Mike Rosoft: Removed non-example (the subsequesnt natter explains well enough why it's a non-example):
  • Also in The Matrix, made by a character rather than explicitly by the creators: Agent Smith goes on about how humans aren't actually mammals, but a type of virus. Taxonomical classification is by definition a question of who's descended from whom, and even when it wasn't conceived that way, the physical structure of the organisms in question was always what counted. He should have just framed it as a metaphor instead of trying to get all sciencey. Also, it is not true that every species of mammal instinctually develops an equilibrium with its surrounding ecosystem. Evolution happens by natural selection, not even instinctual design - if there are any instincts of a species that help maintain the equilibrium, they are the result of development, not the other way around - and this incidentally applies to viruses in the same way as to mammals. And of course to humans. And if it were really true that humans multiply until they have consumed every natural resource and then move onto another area, Earth would be barren by now and we'd have ran out of new areas long ago.
    • It was pretty clear that he was being metaphorical.
      • Well he was basically giving a Hannibal Lecture.
      • Especially given that he doesn't actually assert, at any point, human beings to be a virus, he merely compares us to them. He also refers to humanity as a "disease, a cancer on this planet", clearly contradictory if take to be intended literally, making it farely clear that he's simply looking for pejoratives to explain a point, rather than proposing taxonomical redefinition.
      • If it were literal, someone would have pointed out that a virus and a cancer are two very different things.
      • Considering what Smith is, it's possible he was mentally comparing humans to a computer virus, and then clumsily translating this into terms that a flesh-and-blood creature like Neo can relate to. There's no good reason why a sentient program would find a biological virus so viscerally offensive, after all.
      • Uh, context, anyone? The whole point of that scene was that Agent Elrond was psychologically torturing Morpheus. This troper seriously doubts that Smith cared the slightest little bit whether what he was saying was scientifically accurate.
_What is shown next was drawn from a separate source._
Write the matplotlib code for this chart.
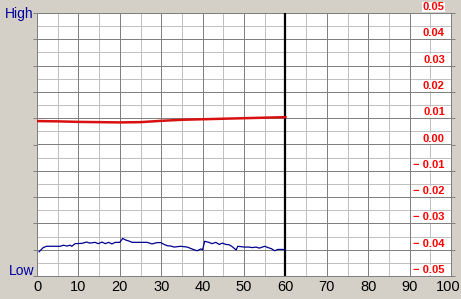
import matplotlib
matplotlib.use("Agg")
import matplotlib.pyplot as plt
import numpy as np
from matplotlib.transforms import offset_copy, ScaledTranslation

# ---- data ----
blue_x = [0.5, 1.5, 2.3, 5.6, 6.4, 7.2, 8.0, 8.4, 9.2, 10.8,
          12.0, 12.8, 14.0, 14.8, 15.7, 16.5, 17.3, 18.1, 18.9, 20.0,
          20.7, 21.4, 22.2, 23.0, 26.6, 27.8, 29.0, 29.9, 30.7, 31.5,
          32.3, 33.1, 34.7, 36.3, 37.9, 38.7, 39.6, 40.0, 40.5, 41.5,
          42.3, 43.2, 44.0, 44.8, 45.6, 46.4, 47.2, 48.1, 48.5, 50.1,
          51.2, 52.0, 52.9, 53.7, 55.0, 55.8, 56.6, 57.4, 58.2, 59.4,
          60.0]
blue_y = [-0.0408, -0.0392, -0.0387, -0.0387, -0.0383, -0.0386, -0.0383, -0.0387, -0.0377, -0.0376,
          -0.0371, -0.0375, -0.0372, -0.0377, -0.0371, -0.0377, -0.0372, -0.0378, -0.0372, -0.0372,
          -0.0357, -0.0363, -0.0367, -0.0372, -0.0372, -0.0378, -0.0373, -0.0373, -0.0380, -0.0385,
          -0.0386, -0.0390, -0.0387, -0.0390, -0.0400, -0.0404, -0.0397, -0.0401, -0.0368, -0.0372,
          -0.0377, -0.0372, -0.0380, -0.0375, -0.0380, -0.0381, -0.0389, -0.0401, -0.0387, -0.0390,
          -0.0390, -0.0392, -0.0390, -0.0394, -0.0387, -0.0392, -0.0396, -0.0404, -0.0399, -0.0399,
          -0.0401]
red_x = [0, 5, 10, 15, 20, 25, 30, 35, 40, 45, 50, 55, 60]
red_y = [0.0089, 0.0088, 0.0086, 0.0085, 0.0084, 0.0085, 0.0090, 0.0094, 0.0096, 0.0098, 0.0100, 0.0102, 0.0104]
cursor_x = 60
x_ticks = [0, 10, 20, 30, 40, 50, 60, 70, 80, 90, 100]
right_ticks = [0.05, 0.04, 0.03, 0.02, 0.01, 0.0, -0.01, -0.02, -0.03, -0.04, -0.05]
right_labels = ["0.05", "0.04", "0.03", "0.02", "0.01", "0.00",
                "\u2212 0.01", "\u2212 0.02", "\u2212 0.03", "\u2212 0.04", "\u2212 0.05"]

W, H = 461, 299
bg = "#D4D0C8"
fig = plt.figure(figsize=(W / 100, H / 100), dpi=100, facecolor=bg)
ax = fig.add_axes([37 / W, (H - 276) / H, (451 - 37) / W, (276 - 13) / H])
ax.set_facecolor("white")
ax.set_xlim(0, 100)
ax.set_ylim(-0.05, 0.05)

fam = ["Liberation Sans", "DejaVu Sans"]
px = 0.72

# grid
for xv in np.arange(5, 100, 10):
    ax.axvline(xv, color="#C0C0C0", lw=px, zorder=1)
for xv in np.arange(10, 100, 10):
    ax.axvline(xv, color="#808080", lw=px, zorder=1.1)
for yv in np.arange(-0.045, 0.05, 0.01):
    ax.axhline(yv, color="#C0C0C0", lw=px, zorder=1)
for yv in np.arange(-0.04, 0.045, 0.01):
    ax.axhline(yv, color="#808080", lw=px, zorder=1.1)

ax.axvline(cursor_x, color="black", lw=1.6, zorder=3)

ax.plot(red_x, red_y, color="#D81010", lw=1.8, zorder=4)
ax.plot(blue_x, blue_y, color="#000090", lw=0.9, zorder=4)

for s in ax.spines.values():
    s.set_color("#808080")
    s.set_linewidth(px)

ax.set_xticks(x_ticks)
ax.set_xticklabels([str(v) for v in x_ticks], fontfamily=fam, fontsize=10.5, color="black")
ax.tick_params(axis="x", length=0, pad=3)
last = ax.get_xticklabels()[-1]
last.set_transform(last.get_transform() + ScaledTranslation(-3 / 100, 0, fig.dpi_scale_trans))
ax.set_yticks(right_ticks)
ax.tick_params(axis="y", left=True, right=True, labelleft=False, labelright=False,
               length=3, width=px, color="#808080", direction="out")

trans = ax.get_yaxis_transform()
for v, lab in zip(right_ticks, right_labels):
    t = offset_copy(trans, fig=fig, x=0, y=6, units="dots")
    ax.text(0.985, v, lab, transform=t, ha="right", va="center",
            fontsize=8, fontweight="bold", color="#FF0000", fontfamily=fam,
            zorder=5, clip_on=False,
            bbox=dict(facecolor="white", edgecolor="none", pad=0.3))

fig.text(34 / W, (H - 14) / H, "High", ha="right", va="center", fontsize=10,
         color="#0000A0", fontfamily=fam)
fig.text(34 / W, (H - 271) / H, "Low", ha="right", va="center", fontsize=10,
         color="#0000A0", fontfamily=fam)

fig.savefig("out.png", dpi=100, facecolor=bg)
From an in-character POV, the point, the ENTIRE point, of him saying those words, in that sequence, was that it was the speech he felt most likely to have the most demoralizing effect on Morpheus, in the least time. Real-world torturers have been known to claim that the sky is neon orange for similar reasons. They don't actually believe that the sky is neon orange, but they do believe that forcing their victims to admit to such will somehow benefit their interrogation.


momotaro: Does this include Ecology?
Just removed this:
  • "** Minor Star Trek example; Trip Tucker said that he had some survival training in Alice Springs, Australia. He also said that there were a hell of allot of flies , "the kind that bight you". While flies are indeed attracted to human sweat, and you would sweat allot in Alice Springs, and flies are indeed annoying, there is no specie of fly in Australia that actually bights or attacks humans. Perhaps he was talking about Mozzies. If so, that's even worse. If you don't know the difference between mosquitoes and flies, you REALLY fail biology forever."
It's a pretty good example of a biology fail itself, considering that mosquitoes are flies.